What you need to do: From the first line of the data below through the line holding "const groupSizes = [1, 8, 8, 3, 5];", output each line exactly and leave the pictures out.

※ ※ ※

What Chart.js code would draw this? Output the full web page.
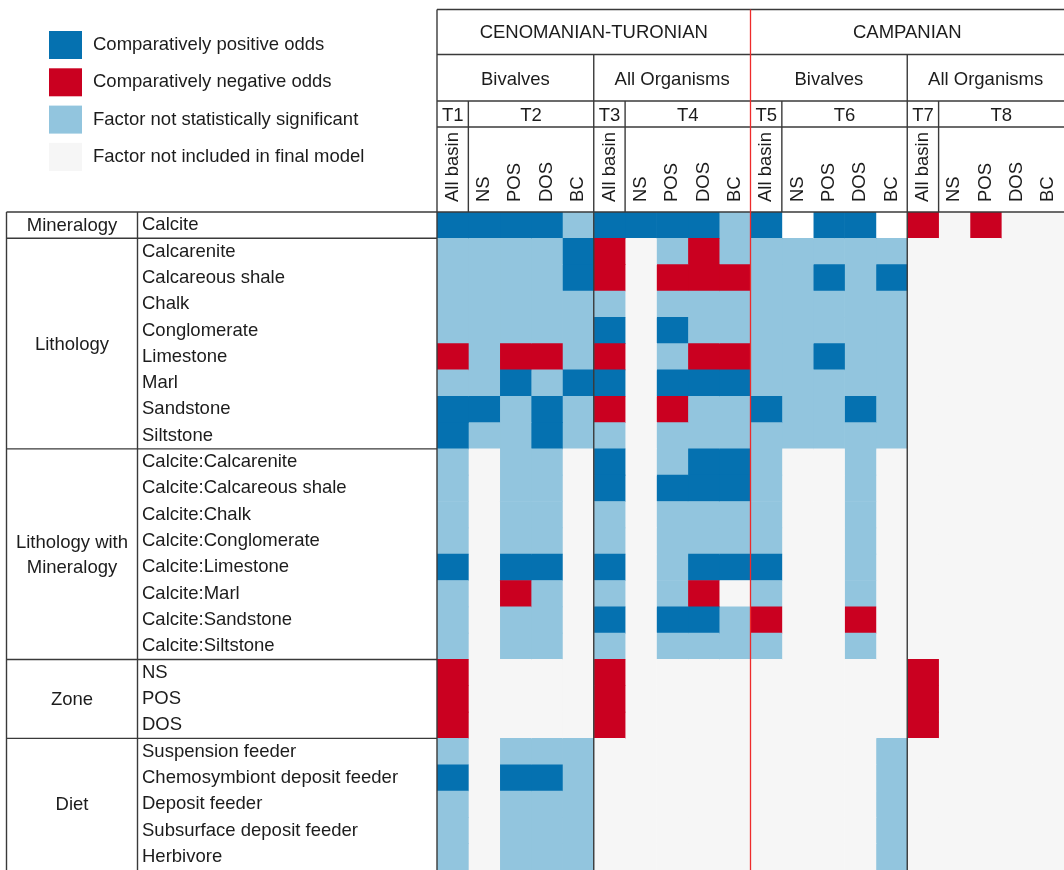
<!DOCTYPE html>
<html>
<head>
<meta charset="utf-8">
<script src="https://cdn.jsdelivr.net/npm/chart.js@4.4.1/dist/chart.umd.min.js"></script>
<style>
    body { margin: 0; background: #ffffff; }
    #wrap { width: 1064px; height: 870px; position: relative; }
</style>
</head>
<body>
<div id="wrap"><canvas id="odds-chart"></canvas></div>
<script>
// -- data --

const factors = [
    'Calcite',
    'Calcarenite', 'Calcareous shale', 'Chalk', 'Conglomerate', 'Limestone', 'Marl', 'Sandstone', 'Siltstone',
    'Calcite:Calcarenite', 'Calcite:Calcareous shale', 'Calcite:Chalk', 'Calcite:Conglomerate',
    'Calcite:Limestone', 'Calcite:Marl', 'Calcite:Sandstone', 'Calcite:Siltstone',
    'NS', 'POS', 'DOS',
    'Suspension feeder', 'Chemosymbiont deposit feeder', 'Deposit feeder', 'Subsurface deposit feeder', 'Herbivore'
];

const groupNames = [['Mineralogy'], ['Lithology'], ['Lithology with', 'Mineralogy'], ['Zone'], ['Diet']];
const groupSizes = [1, 8, 8, 3, 5];

const periods = ['CENOMANIAN-TURONIAN', 'CAMPANIAN'];
const organisms = ['Bivalves', 'All Organisms', 'Bivalves', 'All Organisms'];
const tests = ['T1', 'T2', 'T3', 'T4', 'T5', 'T6', 'T7', 'T8'];
const testSpans = [1, 4, 1, 4, 1, 4, 1, 4];
const subsets = ['All basin', 'NS', 'POS', 'DOS', 'BC', 'All basin', 'NS', 'POS', 'DOS', 'BC',
                 'All basin', 'NS', 'POS', 'DOS', 'BC', 'All basin', 'NS', 'POS', 'DOS', 'BC'];

const legendKeys = ['P', 'N', 'S', 'X'];
const legendLabels = ['Comparatively positive odds', 'Comparatively negative odds',
                      'Factor not statistically significant', 'Factor not included in final model'];

// P positive, N negative, S not significant, X not included, W empty
const mineralogyCells = [
    'PPPPS' + 'PPPPS' + 'PWPPW' + 'NXNXX'
];
const lithologyCells = [
    'SSSSP' + 'NXSNS' + 'SSSSS' + 'XXXXX',
    'SSSSP' + 'NXNNN' + 'SSPSP' + 'XXXXX',
    'SSSSS' + 'SXSSS' + 'SSSSS' + 'XXXXX',
    'SSSSS' + 'PXPSS' + 'SSSSS' + 'XXXXX',
    'NSNNS' + 'NXSNN' + 'SSPSS' + 'XXXXX',
    'SSPSP' + 'PXPPP' + 'SSSSS' + 'XXXXX',
    'PPSPS' + 'NXNSS' + 'PSSPS' + 'XXXXX',
    'PSSPS' + 'SXSSS' + 'SSSSS' + 'XXXXX'
];
const lithoMineralCells = [
    'SXSSX' + 'PXSPP' + 'SXXSX' + 'XXXXX',
    'SXSSX' + 'PXPPP' + 'SXXSX' + 'XXXXX',
    'SXSSX' + 'SXSSS' + 'SXXSX' + 'XXXXX',
    'SXSSX' + 'SXSSS' + 'SXXSX' + 'XXXXX',
    'PXPPX' + 'PXSPP' + 'PXXSX' + 'XXXXX',
    'SXNSX' + 'SXSNX' + 'SXXSX' + 'XXXXX',
    'SXSSX' + 'PXPPS' + 'NXXNX' + 'XXXXX',
    'SXSSX' + 'SXSSS' + 'SXXSX' + 'XXXXX'
];
const zoneCells = [
    'NXXXX' + 'NXXXX' + 'XXXXX' + 'NXXXX',
    'NXXXX' + 'NXXXX' + 'XXXXX' + 'NXXXX',
    'NXXXX' + 'NXXXX' + 'XXXXX' + 'NXXXX'
];
const dietCells = [
    'SXSSS' + 'XXXXX' + 'XXXXS' + 'XXXXX',
    'PXPPS' + 'XXXXX' + 'XXXXS' + 'XXXXX',
    'SXSSS' + 'XXXXX' + 'XXXXS' + 'XXXXX',
    'SXSSS' + 'XXXXX' + 'XXXXS' + 'XXXXX',
    'SXSSS' + 'XXXXX' + 'XXXXS' + 'XXXXX'
];

const cellColors = { P: '#0571b0', N: '#ca0020', S: '#92c5de', X: '#f6f6f6', W: '#ffffff' };

const FONT = '"Liberation Sans", Arial, sans-serif';
const FONT_SIZE = 18.5;
const TEXT_COLOR = '#1c1c1c';
const LINE_COLOR = '#3a3a3a';

const cells = [].concat(mineralogyCells, lithologyCells, lithoMineralCells, zoneCells, dietCells);

// one stacked dataset per column
const datasets = subsets.map(function (name, col) {
    return {
        label: name,
        data: factors.map(function () { return 1; }),
        backgroundColor: cells.map(function (row) { return cellColors[row[col]]; }),
        borderWidth: 0,
        barPercentage: 1,
        categoryPercentage: 1
    };
});

// header, legend, group labels and rules
const tablePlugin = {
    id: 'tablePlugin',
    afterDraw: function (chart) {
        const ctx = chart.ctx;
        const area = chart.chartArea;
        const xs = chart.scales.x;
        const colX = function (i) { return xs.getPixelForValue(i); };
        const rowH = (area.bottom - area.top) / factors.length;
        const rowY = function (i) { return area.top + i * rowH; };

        const yTop = 9.5, yOrg = 54.5, yTest = 101, ySub = 127;
        const leftEdge = 6.5, groupEdge = 137.5;

        ctx.save();
        ctx.fillStyle = TEXT_COLOR;
        ctx.font = FONT_SIZE + 'px ' + FONT;
        ctx.textBaseline = 'middle';
        ctx.textAlign = 'center';

        // header texts
        periods.forEach(function (p, i) {
            ctx.fillText(p, (colX(i * 10) + colX(i * 10 + 10)) / 2, (yTop + yOrg) / 2 + 1);
        });
        organisms.forEach(function (o, i) {
            ctx.fillText(o, (colX(i * 5) + colX(i * 5 + 5)) / 2, (yOrg + yTest) / 2 + 2);
        });
        let c = 0;
        tests.forEach(function (t, i) {
            ctx.fillText(t, (colX(c) + colX(c + testSpans[i])) / 2, (yTest + ySub) / 2 + 2);
            c += testSpans[i];
        });

        // rotated subset labels
        subsets.forEach(function (s, i) {
            ctx.save();
            ctx.translate((colX(i) + colX(i + 1)) / 2, area.top - 10);
            ctx.rotate(-Math.PI / 2);
            ctx.textAlign = 'left';
            ctx.fillText(s, 0, 0);
            ctx.restore();
        });

        // group labels
        let r = 0;
        groupNames.forEach(function (lines, i) {
            const mid = (rowY(r) + rowY(r + groupSizes[i])) / 2;
            lines.forEach(function (l, k) {
                ctx.fillText(l, (leftEdge + groupEdge) / 2, mid + (k - (lines.length - 1) / 2) * 25 + 1);
            });
            r += groupSizes[i];
        });

        // legend
        legendKeys.forEach(function (k, i) {
            const y = 31 + i * 37.3;
            ctx.fillStyle = cellColors[k];
            ctx.fillRect(49, y, 33, 28);
            ctx.fillStyle = TEXT_COLOR;
            ctx.textAlign = 'left';
            ctx.fillText(legendLabels[i], 93, y + 14);
        });

        // rules
        ctx.strokeStyle = LINE_COLOR;
        ctx.lineWidth = 1.4;
        const line = function (x1, y1, x2, y2) {
            ctx.beginPath();
            ctx.moveTo(x1, y1);
            ctx.lineTo(x2, y2);
            ctx.stroke();
        };
        [yTop, yOrg, yTest, ySub].forEach(function (y) { line(area.left, y, area.right, y); });
        line(leftEdge, area.top, area.right, area.top);
        line(area.left, yTop, area.left, area.bottom);
        line(colX(5), yOrg, colX(5), area.bottom);
        line(colX(15), yOrg, colX(15), area.bottom);
        [1, 6, 11, 16].forEach(function (i) { line(colX(i), yTest, colX(i), area.top); });

        line(leftEdge, area.top, leftEdge, area.bottom);
        line(groupEdge, area.top, groupEdge, area.bottom);
        r = 0;
        groupSizes.forEach(function (n) {
            r += n;
            if (r < factors.length) line(leftEdge, rowY(r), area.left, rowY(r));
        });

        ctx.strokeStyle = '#ee2b2b';
        ctx.lineWidth = 1.3;
        line(colX(10), yTop, colX(10), area.bottom);
        ctx.restore();
    }
};

new Chart(document.getElementById('odds-chart'), {
    type: 'bar',
    data: {
        labels: factors,
        datasets: datasets
    },
    options: {
        indexAxis: 'y',
        responsive: true,
        maintainAspectRatio: false,
        animation: false,
        layout: {
            padding: { top: 212, left: 142, right: 0, bottom: 0 }
        },
        plugins: {
            legend: { display: false },
            tooltip: { enabled: false }
        },
        scales: {
            x: {
                stacked: true,
                min: 0,
                max: subsets.length,
                display: false
            },
            y: {
                stacked: true,
                grid: { display: false },
                border: { display: false },
                ticks: {
                    autoSkip: false,
                    crossAlign: 'far',
                    color: TEXT_COLOR,
                    font: { family: FONT, size: FONT_SIZE }
                },
                afterFit: function (scale) {
                    scale.width = 295;
                    scale.paddingTop = 0;
                    scale.paddingBottom = 0;
                }
            }
        }
    },
    plugins: [tablePlugin]
});
</script>
</body>
</html>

※ ※ ※

Expected answer:
What Chart.js code would draw this? Output the full web page.
<!DOCTYPE html>
<html>
<head>
<meta charset="utf-8">
<script src="https://cdn.jsdelivr.net/npm/chart.js@4.4.1/dist/chart.umd.min.js"></script>
<style>
    body { margin: 0; background: #ffffff; }
    #wrap { width: 1064px; height: 870px; position: relative; }
</style>
</head>
<body>
<div id="wrap"><canvas id="odds-chart"></canvas></div>
<script>
// -- data --

const factors = [
    'Calcite',
    'Calcarenite', 'Calcareous shale', 'Chalk', 'Conglomerate', 'Limestone', 'Marl', 'Sandstone', 'Siltstone',
    'Calcite:Calcarenite', 'Calcite:Calcareous shale', 'Calcite:Chalk', 'Calcite:Conglomerate',
    'Calcite:Limestone', 'Calcite:Marl', 'Calcite:Sandstone', 'Calcite:Siltstone',
    'NS', 'POS', 'DOS',
    'Suspension feeder', 'Chemosymbiont deposit feeder', 'Deposit feeder', 'Subsurface deposit feeder', 'Herbivore'
];

const groupNames = [['Mineralogy'], ['Lithology'], ['Lithology with', 'Mineralogy'], ['Zone'], ['Diet']];
const groupSizes = [1, 8, 8, 3, 5];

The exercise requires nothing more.